Updating an old blog

Jaclyn LaPlaca Ricords works as a Learning Consultant for d'Vinci International, a company that purports to assist teachers improve their performance.

Years before Jaclyn worked for d'Vinci, she worked for Marywood University as a history professor. Her story is below:

As I've indicated before, I don't talk about my workplace too often, but this is a sad story.

Last year was my first year at Marywood. During the fall semester, the group of new faculty would go out from time to time. One of those new faculty was a new history professor, Jaclyn LaPlaca. She had previously taught at Kent State-Stark, and had her master's and doctorate from Oxford.

Jaclyn really was doing well at Marywood. Students loved her. She accompanied students to Guatemala for a service-learning trip. She had begun a major oral history project of Scranton-area World War II veterans, getting their recollections on video, and having a public presentation of their remembrances.

Unfortunately, Jaclyn won't be back at Marywood this year. Turns out, according to the principal (provost) at Oxford, LaPlaca was never granted a doctoral-level degree and her master's-level degree was revoked when she was found guilty of plagiarism. Because of the plagiarism, Oxford expelled LaPlaca.

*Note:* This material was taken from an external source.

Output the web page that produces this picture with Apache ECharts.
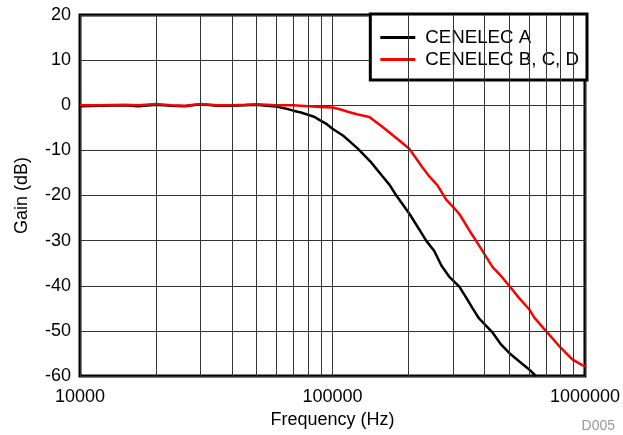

How Jaclyn was able to get the job at Kent State-Stark is a bit murky. Oxford provides certificates, not transcripts, of graduate work. Apparently, Jaclyn included a copy of her Doctorate of Philosophy certificate from Oxford, their equivalent of a doctorate degree, when she accepted the position at Kent State. When she applied, she said she had defended her thesis and was waiting for faculty approval. Instead, Oxford had asked Jaclyn to return the certificate they had given her before she was expelled, but she had not. It is unclear how she had such a document in the first place.

Just as Jaclyn was leaving Kent State-Stark, someone at the Stark campus had anonymously contacted Oxford questioning her degree completion, Frances Lannon, the principal at Oxford, contacted Gayle Ormiston, Kent State's associate provost for faculty affairs, in August 2005 to inform him that Jaclyn did not have any graduate degrees from Oxford. Ormiston did not take any action against Jaclyn, or even inform Marywood at the time. The story broke in the Kent State newspaper, the Daily Kent Stater, about six weeks ago. Normally, no one would notice a student newspaper during the summer, but Kent State's is online. Shortly afterwards, even Marywood students were submitting comments about Jaclyn's story to the Daily Kent Stater website (welcome to the Internet Age!). Once the story became that public, Jaclyn's fate was sealed.

I want to shout at her, "What were you thinking? Did you really think you could get away with it? How fair is it that you had a tenure track job in a field where many with legitimate credentials are having to teach adjunct at two-three schools just to make ends meet?"

Then again, what else was she to do? She either kept up the ruse or gave up her career. She was desperate.

The softie in me wishes there was some way to keep her -- reduce her in rank to instructor, take her off the tenure track, cut her salary, etc. Of course, that's impossible. It would be a terrible message to students -- both the fabrication of her credentials and the plagiarism.

It's too bad that someone who had so much promise finds her career in tatters.